Got it. Thanks for the clarification.
Once you have the correct measurements, where does that take you as far as music goes ? 
An interestingly leading question.
If you have not followed the thread on "path", a quick synopsis..
The characteristic impedance of a speaker cable driving a wildy varying load, will affect the settling time of the signal being delivered to the speaker. This comes from simple transmission line theory and measurement. This settling time will swing as much as 10 times the measured capability of humans perception.
This effect is not intuitive to most.
Many misconceptions exist out there, many websites by "technical" people are abysmally incorrect in the theory.
So do the specs matter? Yes, they do. Should anyone ignore their ears and go with specs? No.
Can I categorically state how specific parameters will sound with a specific amp and specific speakers? No. That dataset does not yet exist, as prior to my posting the information, the possibility of causation/correlation to the L/C numbers was tenuous; the relationship between cable Z and speaker Z was unknown.
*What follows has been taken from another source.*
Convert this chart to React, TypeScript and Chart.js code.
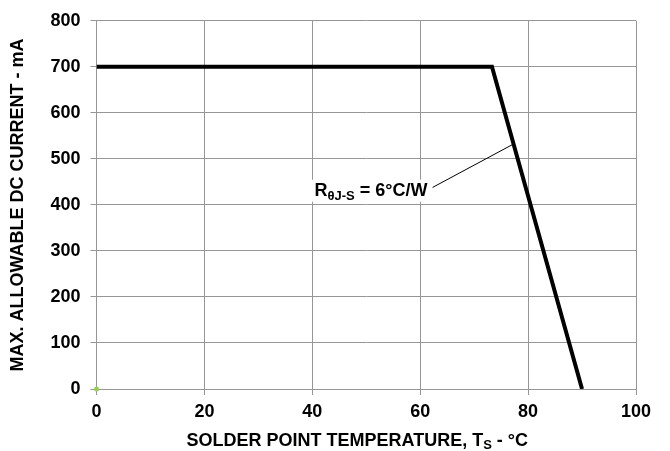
import React, { useEffect, useRef } from "react";
import { Chart, registerables } from "chart.js";

Chart.register(...registerables);

// ---- data ----
const tempC = [0, 73.3, 90];
const currentMA = [700, 700, 0];

const leaderX = [62.3, 77.1];
const leaderY = [438, 531];

const markerX = [0];
const markerY = [0];

const xTicks = [0, 20, 40, 60, 80, 100];
const yTicks = [0, 100, 200, 300, 400, 500, 600, 700, 800];

const yTitle = "MAX. ALLOWABLE DC CURRENT - mA";
const xTitleMain = "SOLDER POINT TEMPERATURE, T";
const xTitleSub = "S";
const xTitleEnd = " - °C";

const noteMain = "R";
const noteSub = "θJ-S";
const noteEnd = " = 6°C/W";
const noteAt = { x: 40.4, y: 420 };

const FONT = "'Liberation Sans', Arial, sans-serif";
const GRID = "#969696";

const annotationPlugin = {
  id: "customText",
  afterDatasetsDraw(chart: any) {
    const { ctx, scales } = chart;
    const xs = scales.x;
    const ys = scales.y;
    const px = xs.getPixelForValue(noteAt.x);
    const py = ys.getPixelForValue(noteAt.y);
    ctx.save();
    ctx.textBaseline = "alphabetic";
    ctx.textAlign = "left";
    ctx.font = `bold 18px ${FONT}`;
    const w1 = ctx.measureText(noteMain).width;
    const w3 = ctx.measureText(noteEnd).width;
    ctx.font = `bold 13px ${FONT}`;
    const w2 = ctx.measureText(noteSub).width;
    const total = w1 + w2 + w3;
    ctx.fillStyle = "#ffffff";
    ctx.fillRect(px - 4, py - 16, total + 7, 22);
    ctx.fillStyle = "#000000";
    ctx.font = `bold 18px ${FONT}`;
    ctx.fillText(noteMain, px, py);
    ctx.font = `bold 13px ${FONT}`;
    ctx.fillText(noteSub, px + w1, py + 4);
    ctx.font = `bold 18px ${FONT}`;
    ctx.fillText(noteEnd, px + w1 + w2, py);
    ctx.restore();
  },
  afterDraw(chart: any) {
    const { ctx, chartArea } = chart;
    ctx.save();
    ctx.fillStyle = "#000000";
    ctx.textBaseline = "alphabetic";
    ctx.textAlign = "left";
    ctx.font = `bold 18px ${FONT}`;
    const a = ctx.measureText(xTitleMain).width;
    const c = ctx.measureText(xTitleEnd).width;
    ctx.font = `bold 13px ${FONT}`;
    const b = ctx.measureText(xTitleSub).width;
    const total = a + b + c;
    const cx = (chartArea.left + chartArea.right) / 2 - 9;
    const x0 = cx - total / 2;
    const base = chart.height - 5;
    ctx.font = `bold 18px ${FONT}`;
    ctx.fillText(xTitleMain, x0, base);
    ctx.font = `bold 13px ${FONT}`;
    ctx.fillText(xTitleSub, x0 + a, base + 3);
    ctx.font = `bold 18px ${FONT}`;
    ctx.fillText(xTitleEnd, x0 + a + b, base);
    ctx.restore();
  },
};

export default function App() {
  const ref = useRef<HTMLCanvasElement | null>(null);

  useEffect(() => {
    document.body.style.margin = "0";
    if (!ref.current) return;
    const chart = new Chart(ref.current, {
      type: "line",
      data: {
        datasets: [
          {
            data: tempC.map((x, i) => ({ x, y: currentMA[i] })),
            borderColor: "#000000",
            borderWidth: 4,
            pointRadius: 0,
            fill: false,
            tension: 0,
            order: 2,
          },
          {
            data: leaderX.map((x, i) => ({ x, y: leaderY[i] })),
            borderColor: "#000000",
            borderWidth: 1,
            pointRadius: 0,
            fill: false,
            order: 3,
          },
          {
            data: markerX.map((x, i) => ({ x, y: markerY[i] })),
            borderColor: "#92d050",
            backgroundColor: "#92d050",
            showLine: false,
            pointRadius: 2.5,
            pointBorderWidth: 0,
            clip: false,
            order: 1,
          },
        ],
      },
      options: {
        responsive: false,
        animation: false,
        devicePixelRatio: 1,
        layout: { padding: { left: 0, top: 15, right: 34, bottom: 0 } },
        plugins: {
          legend: { display: false },
          tooltip: { enabled: false },
        },
        scales: {
          x: {
            type: "linear",
            min: 0,
            max: 100,
            afterBuildTicks: (s: any) => {
              s.ticks = xTicks.map((v) => ({ value: v }));
            },
            afterFit: (s: any) => {
              s.height = 62;
            },
            grid: { color: GRID, lineWidth: 1, tickLength: 6, tickColor: GRID },
            border: { color: GRID, width: 1 },
            ticks: {
              color: "#000000",
              padding: 6,
              font: { family: FONT, size: 18, weight: "bold" },
              maxRotation: 0,
            },
          },
          y: {
            type: "linear",
            min: 0,
            max: 800,
            afterBuildTicks: (s: any) => {
              s.ticks = yTicks.map((v) => ({ value: v }));
            },
            afterFit: (s: any) => {
              s.width = 96.5;
            },
            grid: { color: GRID, lineWidth: 1, tickLength: 6, tickColor: GRID },
            border: { color: GRID, width: 1 },
            ticks: {
              color: "#000000",
              padding: 10,
              font: { family: FONT, size: 18, weight: "bold" },
            },
            title: {
              display: true,
              text: yTitle,
              color: "#000000",
              font: { family: FONT, size: 18, weight: "bold" },
              padding: { top: 7, bottom: 0 },
            },
          },
        },
      },
      plugins: [annotationPlugin],
    });
    return () => chart.destroy();
  }, []);

  return (
    <div style={{ width: 670, height: 451 }}>
      <canvas ref={ref} width={670} height={451} style={{ display: "block" }} />
    </div>
  );
}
I'll put a graph up in a few, so I can explain a bit more.
edit: already had a graph up of the type I was thinking of, so I'll use it.
This graph depicts the tradeoff between L and C for all cables. To wit, this particular one is of a coaxial braid pair, so there is no internal inductance to speak of.
http://www.audiocircle.com/image.php?id=11638The lower the overall energy storage of a cable, the lower and to the left the line gets...the EDC=1 line (dark blue) is lightspeed, nothing can exist below that line.
The higher a cable gets away from the origion, the slower the cable.
It would "behoove" all to use a graph of this type to locate every cable, and how it sounded, for all speakers. That is of course, a very long emperical path, I prefer the analytical one of course, so post the technicals so others can do that.